There are a number of widely reported haunted locations in the state of Oregon in the United States. Many reported hauntings in Oregon are linked to such historic places as the Oregon Trail and early coastal communities. Portland, the state's largest city and metropolitan area, was considered one of the most dangerous port cities in the world at the turn of the 20th century. Its gritty history includes many locations alleged or reported to be haunted.

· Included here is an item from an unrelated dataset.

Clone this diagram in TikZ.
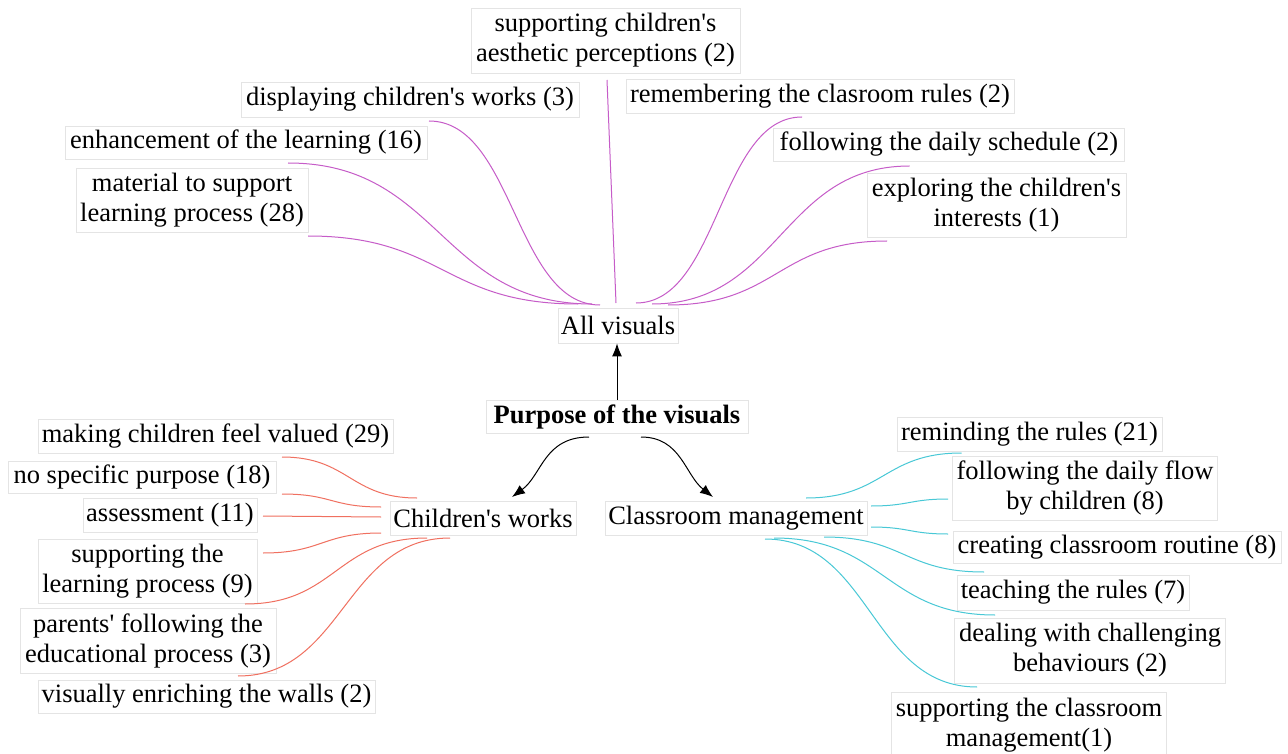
\documentclass[tikz,border=0pt]{standalone}
\usepackage{fontspec}
\setmainfont{Liberation Serif}
\usetikzlibrary{calc,arrows.meta}
\definecolor{vpurple}{RGB}{198,92,200}
\definecolor{vred}{RGB}{240,112,96}
\definecolor{vcyan}{RGB}{72,200,214}
\definecolor{vbox}{RGB}{228,228,228}
\newcommand{\ap}{\textquotesingle}
\tikzset{
  box/.style={draw=vbox, line width=0.8pt, fill=white, inner sep=1pt, align=center,
    font=\fontsize{26.5}{30}\selectfont},
  pc/.style={draw=vpurple, line width=1pt},
  rc/.style={draw=vred, line width=1pt},
  cc/.style={draw=vcyan, line width=1pt},
  arr/.style={draw=black, line width=1pt, -{Latex[length=13pt,width=10pt]}}
}
\begin{document}
\begin{tikzpicture}[x=1pt,y=-1pt]
\useasboundingbox (0,0) rectangle (1288,754);
\fill[white] (0,0) rectangle (1288,754);
% top
\node[box, minimum width=269pt, minimum height=65pt] (aes) at (605.5,40.5) {supporting children\ap s\\aesthetic perceptions (2)};
\node[box, minimum width=338pt, minimum height=35pt] (disp) at (410,99.5) {displaying children\ap s works (3)};
\node[box, minimum width=362pt, minimum height=33pt] (enh) at (246,142.5) {enhancement of the learning (16)};
\node[box, minimum width=232pt, minimum height=64pt] (mat) at (192,200) {material to support\\learning process (28)};
\node[box, minimum width=388pt, minimum height=34pt] (rem) at (820,96) {remembering the clasroom rules (2)};
\node[box, minimum width=351pt, minimum height=33pt] (fol) at (949,144.5) {following the daily schedule (2)};
\node[box, minimum width=259pt, minimum height=64pt] (exp) at (996.5,205) {exploring the children\ap s\\interests (1)};
\node[box, minimum width=120pt, minimum height=35pt] (all) at (618,325.5) {All visuals};
\node[box, minimum width=262pt, minimum height=33pt, font=\fontsize{26.5}{30}\selectfont\bfseries] (pur) at (617,416.5) {Purpose of the visuals};
% left
\node[box, minimum width=355pt, minimum height=34pt] (mak) at (215.5,436) {making children feel valued (29)};
\node[box, minimum width=268pt, minimum height=32pt] (nos) at (142,477) {no specific purpose (18)};
\node[box, minimum width=174pt, minimum height=34pt] (ass) at (170,515) {assessment (11)};
\node[box, minimum width=219pt, minimum height=64pt] (sup) at (147.5,571) {supporting the\\learning process (9)};
\node[box, minimum width=256pt, minimum height=65pt] (par) at (148,640.5) {parents\ap\ following the\\educational process (3)};
\node[box, minimum width=337pt, minimum height=33pt] (vis) at (206.5,696.5) {visually enriching the walls (2)};
\node[box, minimum width=186pt, minimum height=34pt] (cw) at (483,518) {Children\ap s works};
% right
\node[box, minimum width=262pt, minimum height=34pt] (cm) at (736,518) {Classroom management};
\node[box, minimum width=265pt, minimum height=34pt] (rmd) at (1029.5,434) {reminding the rules (21)};
\node[box, minimum width=265pt, minimum height=64pt] (flow) at (1085,488) {following the daily flow\\by children (8)};
\node[box, minimum width=328pt, minimum height=32pt] (cre) at (1117,547) {creating classroom routine (8)};
\node[box, minimum width=232pt, minimum height=35pt] (tea) at (1073,592.5) {teaching the rules (7)};
\node[box, minimum width=271pt, minimum height=65pt] (dea) at (1090,650.5) {dealing with challenging\\behaviours (2)};
\node[box, minimum width=275pt, minimum height=66pt] (scm) at (1029,725) {supporting the classroom\\management(1)};
% purple connectors
\draw[pc] ($(mat.center)+(116,36)$) .. controls +(135,0) and +(-135,0) .. ($(all.center)+(-40,-21.5)$);
\draw[pc] ($(enh.center)+(42,20.5)$) .. controls +(152,0) and +(-152,0) .. ($(all.center)+(-26,-21.5)$);
\draw[pc] ($(disp.center)+(19,21.5)$) .. controls +(85,0) and +(-85,0) .. ($(all.center)+(-18,-20.5)$);
\draw[pc] ($(aes.center)+(1.5,39.5)$) -- ($(all.center)+(-2,-22.5)$);
\draw[pc] ($(all.center)+(18,-22.5)$) .. controls +(83,0) and +(-83,0) .. ($(rem.center)+(-18,21)$);
\draw[pc] ($(all.center)+(34,-21.5)$) .. controls +(128,0) and +(-128,0) .. ($(fol.center)+(-39.5,21.5)$);
\draw[pc] ($(all.center)+(50,-20.5)$) .. controls +(110,0) and +(-110,0) .. ($(exp.center)+(-109.5,36)$);
% red connectors
\draw[rc] ($(mak.center)+(66.5,21)$) .. controls +(67,0) and +(-67,0) .. ($(cw.center)+(-66,-20)$);
\draw[rc] ($(nos.center)+(140,17)$) .. controls +(50,0) and +(-50,0) .. ($(cw.center)+(-102,-11)$);
\draw[rc] ($(ass.center)+(93,1)$) .. controls +(59,0) and +(-59,0) .. ($(cw.center)+(-102,-1)$);
\draw[rc] ($(sup.center)+(115.5,-18)$) .. controls +(59,0) and +(-59,0) .. ($(cw.center)+(-102,15)$);
\draw[rc] ($(par.center)+(97,-36.5)$) .. controls +(91,0) and +(-91,0) .. ($(cw.center)+(-56,20)$);
\draw[rc] ($(vis.center)+(31.5,-20.5)$) .. controls +(106,0) and +(-106,0) .. ($(cw.center)+(-33,20)$);
% cyan connectors
\draw[cc] ($(cm.center)+(70,-20)$) .. controls +(78,0) and +(-78,0) .. ($(rmd.center)+(-68,19)$);
\draw[cc] ($(cm.center)+(135,-12)$) .. controls +(38,0) and +(-38,0) .. ($(flow.center)+(-137,11)$);
\draw[cc] ($(cm.center)+(135,9)$) .. controls +(38,0) and +(-38,0) .. ($(cre.center)+(-169,-13)$);
\draw[cc] ($(cm.center)+(88,19)$) .. controls +(80,0) and +(-80,0) .. ($(tea.center)+(-89,-20.5)$);
\draw[cc] ($(cm.center)+(38,20)$) .. controls +(110,0) and +(-110,0) .. ($(dea.center)+(-95,-35.5)$);
\draw[cc] ($(cm.center)+(29,21)$) .. controls +(106,0) and +(-106,0) .. ($(scm.center)+(-52,-38)$);
% black arrows
\draw[arr] (pur.north) -- (pur.north |- all.south);
\draw[arr] ($(pur.center)+(-28,20.5)$) .. controls +(-45,0) and +(30,-22) .. ($(cw.center)+(29,-21)$);
\draw[arr] ($(pur.center)+(24,20.5)$) .. controls +(40,0) and +(-28,-22) .. ($(cm.center)+(-23,-21)$);
\end{tikzpicture}
\end{document}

In 2012, USA Today named Portland among the top ten most haunted cities in the United States.

Reportedly haunted locales in Portland include the Bagdad Theater, a vaudeville theater built by Universal Studios in 1927, which is reportedly haunted by a maintenance man who committed suicide in the building; Pittock Mansion, a mansion overlooking the city that is reportedly haunted by its original owners; the Roseland Theater, a former church and music venue that is haunted by a club promoter who was murdered there; and, perhaps most widely reported, the city's Shanghai tunnels, made up of various passages that run beneath the streets of Northwest Portland that were used to smuggle prostitutes and sailors onto ships in the port, where they were often sold into slavery or forced labor.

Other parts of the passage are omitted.